I genuinely don't like village halls. All the ones I've been to look fairy grotty.

There's a lot you can do to jazz them up. I know you would prefer it at home, but with limited space and one toilet it isn't going to be a pleasant experience for your guests.

totallyyesno · 18/05/2020 21:23

I think you need to make sure everyone can be seated or accept that it will be a very brief party.

User0ne · 18/05/2020 21:34

We did almost exactly this 7 1/2 years ago. 1880 house, one toilet, we catered.

We went to the registry office in the morning leaving my brother and his now wife in charge of greasing jacket potatoes and cutting up cheese etc.
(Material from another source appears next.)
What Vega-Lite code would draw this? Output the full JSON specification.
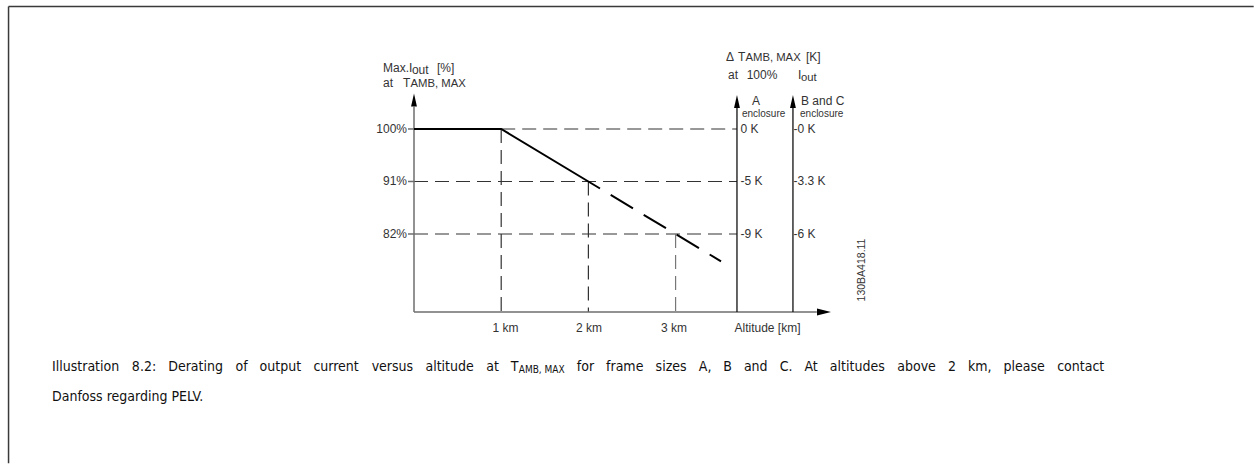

We only had parents at the registry office and we got home to meet our 35ish guests who had been given tea and cake by my brother.
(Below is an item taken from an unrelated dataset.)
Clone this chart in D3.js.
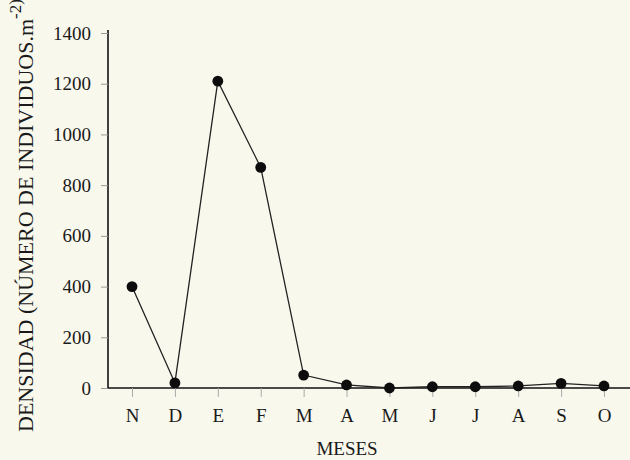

We then took everyone on a walk through the woods near our house (we had warned people and asked that they wear appropriate footwear).

When we got back the jacket potatoes were cooked and we stuffed ourselves with those, cheese and other bits while getting sozzled.

We used paper plates and eco friendly disposable cups and cutlery. Everyone had a good time (especially us) and we were pleasantly surprised at how little tidying/cleaning was needed the next day.

If it's what you want it'll be fine. Enjoy yourselves and stuff what anyone else thinks (including me). After all, if it goes to plan you'll only have 1 wedding

User0ne · 18/05/2020 21:35

Oh and we borrowed chairs and a folding table from parents and the neighbours.